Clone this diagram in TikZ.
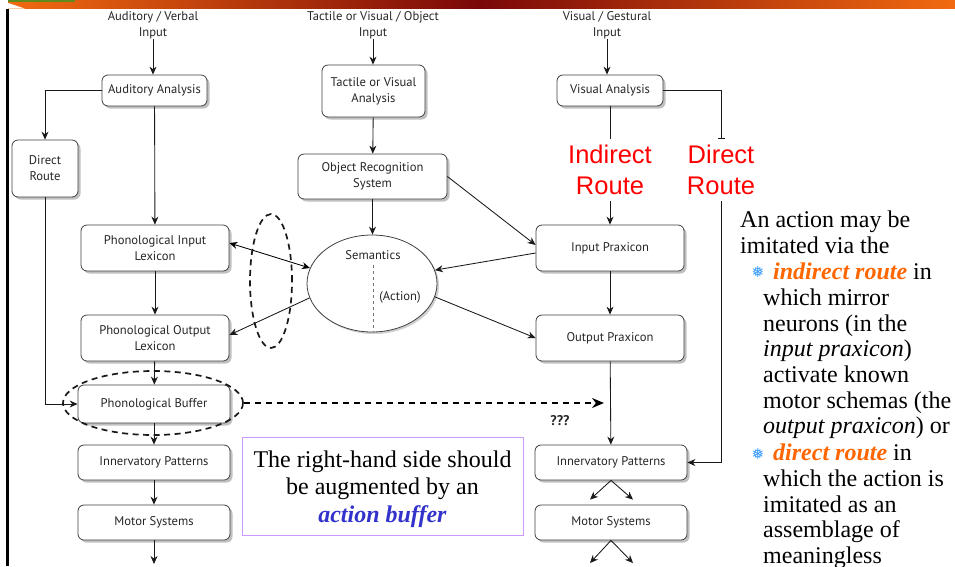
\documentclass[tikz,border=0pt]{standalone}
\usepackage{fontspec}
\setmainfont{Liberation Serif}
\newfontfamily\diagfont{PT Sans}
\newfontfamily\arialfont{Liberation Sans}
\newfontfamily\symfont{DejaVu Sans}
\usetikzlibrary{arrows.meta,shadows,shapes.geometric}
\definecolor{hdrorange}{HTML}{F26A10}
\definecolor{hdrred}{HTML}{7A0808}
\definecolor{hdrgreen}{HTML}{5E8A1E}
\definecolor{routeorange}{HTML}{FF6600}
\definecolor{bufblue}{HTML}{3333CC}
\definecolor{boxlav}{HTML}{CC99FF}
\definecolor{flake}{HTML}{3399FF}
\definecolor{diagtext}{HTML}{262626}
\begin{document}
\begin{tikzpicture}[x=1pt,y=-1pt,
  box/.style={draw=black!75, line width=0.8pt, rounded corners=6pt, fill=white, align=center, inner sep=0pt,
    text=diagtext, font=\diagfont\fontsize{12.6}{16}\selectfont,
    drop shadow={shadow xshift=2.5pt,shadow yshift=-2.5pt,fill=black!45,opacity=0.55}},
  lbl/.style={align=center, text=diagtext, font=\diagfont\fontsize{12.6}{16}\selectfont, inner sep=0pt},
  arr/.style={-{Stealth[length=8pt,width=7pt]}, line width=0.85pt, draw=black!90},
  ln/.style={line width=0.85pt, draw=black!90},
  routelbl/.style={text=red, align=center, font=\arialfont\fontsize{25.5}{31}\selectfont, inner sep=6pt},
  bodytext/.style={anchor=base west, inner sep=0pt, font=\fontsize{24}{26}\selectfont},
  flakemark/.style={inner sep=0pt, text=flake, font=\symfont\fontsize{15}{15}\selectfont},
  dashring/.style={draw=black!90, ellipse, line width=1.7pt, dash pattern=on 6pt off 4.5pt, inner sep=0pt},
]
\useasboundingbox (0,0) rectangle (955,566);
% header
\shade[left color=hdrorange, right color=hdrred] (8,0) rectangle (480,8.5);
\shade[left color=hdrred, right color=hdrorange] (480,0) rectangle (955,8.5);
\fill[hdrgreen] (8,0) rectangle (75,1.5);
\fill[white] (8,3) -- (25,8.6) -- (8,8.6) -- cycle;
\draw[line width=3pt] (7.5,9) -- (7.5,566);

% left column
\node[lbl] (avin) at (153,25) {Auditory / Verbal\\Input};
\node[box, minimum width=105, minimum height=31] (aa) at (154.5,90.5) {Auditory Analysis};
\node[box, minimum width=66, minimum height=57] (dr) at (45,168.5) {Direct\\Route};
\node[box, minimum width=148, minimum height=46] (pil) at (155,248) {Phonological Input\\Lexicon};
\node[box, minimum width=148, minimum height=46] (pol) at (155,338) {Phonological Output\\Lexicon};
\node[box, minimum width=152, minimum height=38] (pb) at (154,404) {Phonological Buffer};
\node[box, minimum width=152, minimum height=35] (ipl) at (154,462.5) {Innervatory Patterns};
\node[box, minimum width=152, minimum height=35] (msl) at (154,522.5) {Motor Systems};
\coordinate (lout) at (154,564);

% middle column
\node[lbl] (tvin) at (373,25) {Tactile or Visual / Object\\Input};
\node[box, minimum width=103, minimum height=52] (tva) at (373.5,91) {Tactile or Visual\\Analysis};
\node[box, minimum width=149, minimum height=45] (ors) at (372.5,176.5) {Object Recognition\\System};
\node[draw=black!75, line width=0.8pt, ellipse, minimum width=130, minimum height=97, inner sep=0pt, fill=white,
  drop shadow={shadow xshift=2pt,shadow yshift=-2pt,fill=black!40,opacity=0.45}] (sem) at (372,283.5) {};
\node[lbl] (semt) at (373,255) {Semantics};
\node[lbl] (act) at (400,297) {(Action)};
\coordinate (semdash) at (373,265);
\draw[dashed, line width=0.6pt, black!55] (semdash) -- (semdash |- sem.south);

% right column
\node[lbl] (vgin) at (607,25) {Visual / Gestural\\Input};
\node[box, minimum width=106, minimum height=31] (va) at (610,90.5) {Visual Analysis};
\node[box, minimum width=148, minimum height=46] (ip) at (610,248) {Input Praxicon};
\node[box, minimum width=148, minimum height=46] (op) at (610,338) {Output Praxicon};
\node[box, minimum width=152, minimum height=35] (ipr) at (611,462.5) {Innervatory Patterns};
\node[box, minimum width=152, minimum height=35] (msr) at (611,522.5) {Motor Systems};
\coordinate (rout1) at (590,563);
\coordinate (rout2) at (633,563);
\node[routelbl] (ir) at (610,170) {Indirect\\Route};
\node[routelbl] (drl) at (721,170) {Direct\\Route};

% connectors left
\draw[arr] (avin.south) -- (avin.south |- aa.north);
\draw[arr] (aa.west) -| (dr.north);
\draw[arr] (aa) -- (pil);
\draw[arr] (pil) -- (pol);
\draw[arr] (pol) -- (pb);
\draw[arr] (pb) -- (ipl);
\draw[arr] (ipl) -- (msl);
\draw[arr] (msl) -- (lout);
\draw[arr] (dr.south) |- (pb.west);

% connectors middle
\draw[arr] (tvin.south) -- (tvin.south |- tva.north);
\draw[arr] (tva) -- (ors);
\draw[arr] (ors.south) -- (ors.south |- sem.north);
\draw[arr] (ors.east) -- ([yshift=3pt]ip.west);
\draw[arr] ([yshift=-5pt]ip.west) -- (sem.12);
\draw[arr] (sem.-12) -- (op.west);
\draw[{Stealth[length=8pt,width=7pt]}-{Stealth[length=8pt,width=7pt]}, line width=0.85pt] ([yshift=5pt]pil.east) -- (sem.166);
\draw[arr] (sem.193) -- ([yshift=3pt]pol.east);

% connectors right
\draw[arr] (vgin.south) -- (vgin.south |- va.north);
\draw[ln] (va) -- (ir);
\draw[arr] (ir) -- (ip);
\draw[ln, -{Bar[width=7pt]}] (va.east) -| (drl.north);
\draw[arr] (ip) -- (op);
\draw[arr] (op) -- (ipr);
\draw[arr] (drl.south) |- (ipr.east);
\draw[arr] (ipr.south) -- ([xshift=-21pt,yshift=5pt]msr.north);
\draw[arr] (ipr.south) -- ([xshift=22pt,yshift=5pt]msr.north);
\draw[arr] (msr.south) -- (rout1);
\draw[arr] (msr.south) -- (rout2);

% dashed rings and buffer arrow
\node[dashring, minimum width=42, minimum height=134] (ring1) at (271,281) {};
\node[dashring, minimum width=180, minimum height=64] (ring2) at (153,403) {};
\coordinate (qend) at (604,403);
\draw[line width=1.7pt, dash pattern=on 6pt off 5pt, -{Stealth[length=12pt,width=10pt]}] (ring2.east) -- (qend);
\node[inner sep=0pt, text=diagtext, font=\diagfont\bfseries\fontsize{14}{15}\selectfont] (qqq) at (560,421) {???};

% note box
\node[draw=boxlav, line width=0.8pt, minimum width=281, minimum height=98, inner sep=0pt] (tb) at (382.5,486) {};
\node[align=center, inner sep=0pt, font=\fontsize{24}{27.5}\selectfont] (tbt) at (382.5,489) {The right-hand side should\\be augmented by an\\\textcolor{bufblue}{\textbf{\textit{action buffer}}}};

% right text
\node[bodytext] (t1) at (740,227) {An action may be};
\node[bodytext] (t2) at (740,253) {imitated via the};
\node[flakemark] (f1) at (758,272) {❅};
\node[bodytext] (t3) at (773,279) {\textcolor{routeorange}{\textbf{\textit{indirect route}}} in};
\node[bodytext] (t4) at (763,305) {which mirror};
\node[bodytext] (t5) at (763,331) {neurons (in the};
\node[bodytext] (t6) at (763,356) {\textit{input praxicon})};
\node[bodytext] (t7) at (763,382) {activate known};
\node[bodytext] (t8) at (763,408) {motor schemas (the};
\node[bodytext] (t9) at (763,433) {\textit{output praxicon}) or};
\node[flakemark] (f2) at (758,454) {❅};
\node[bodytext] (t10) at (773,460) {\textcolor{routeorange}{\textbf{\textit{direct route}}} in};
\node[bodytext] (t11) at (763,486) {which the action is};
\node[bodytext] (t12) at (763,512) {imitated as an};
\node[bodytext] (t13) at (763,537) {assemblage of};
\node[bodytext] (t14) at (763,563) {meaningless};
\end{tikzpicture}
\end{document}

Set problem: Restate exactly, please, only the lines between the start of the data and the line containing "(7.5,9) -- (7.5,566);", both ends included, skipping the pictures.

Complete response:
Clone this diagram in TikZ.
\documentclass[tikz,border=0pt]{standalone}
\usepackage{fontspec}
\setmainfont{Liberation Serif}
\newfontfamily\diagfont{PT Sans}
\newfontfamily\arialfont{Liberation Sans}
\newfontfamily\symfont{DejaVu Sans}
\usetikzlibrary{arrows.meta,shadows,shapes.geometric}
\definecolor{hdrorange}{HTML}{F26A10}
\definecolor{hdrred}{HTML}{7A0808}
\definecolor{hdrgreen}{HTML}{5E8A1E}
\definecolor{routeorange}{HTML}{FF6600}
\definecolor{bufblue}{HTML}{3333CC}
\definecolor{boxlav}{HTML}{CC99FF}
\definecolor{flake}{HTML}{3399FF}
\definecolor{diagtext}{HTML}{262626}
\begin{document}
\begin{tikzpicture}[x=1pt,y=-1pt,
  box/.style={draw=black!75, line width=0.8pt, rounded corners=6pt, fill=white, align=center, inner sep=0pt,
    text=diagtext, font=\diagfont\fontsize{12.6}{16}\selectfont,
    drop shadow={shadow xshift=2.5pt,shadow yshift=-2.5pt,fill=black!45,opacity=0.55}},
  lbl/.style={align=center, text=diagtext, font=\diagfont\fontsize{12.6}{16}\selectfont, inner sep=0pt},
  arr/.style={-{Stealth[length=8pt,width=7pt]}, line width=0.85pt, draw=black!90},
  ln/.style={line width=0.85pt, draw=black!90},
  routelbl/.style={text=red, align=center, font=\arialfont\fontsize{25.5}{31}\selectfont, inner sep=6pt},
  bodytext/.style={anchor=base west, inner sep=0pt, font=\fontsize{24}{26}\selectfont},
  flakemark/.style={inner sep=0pt, text=flake, font=\symfont\fontsize{15}{15}\selectfont},
  dashring/.style={draw=black!90, ellipse, line width=1.7pt, dash pattern=on 6pt off 4.5pt, inner sep=0pt},
]
\useasboundingbox (0,0) rectangle (955,566);
% header
\shade[left color=hdrorange, right color=hdrred] (8,0) rectangle (480,8.5);
\shade[left color=hdrred, right color=hdrorange] (480,0) rectangle (955,8.5);
\fill[hdrgreen] (8,0) rectangle (75,1.5);
\fill[white] (8,3) -- (25,8.6) -- (8,8.6) -- cycle;
\draw[line width=3pt] (7.5,9) -- (7.5,566);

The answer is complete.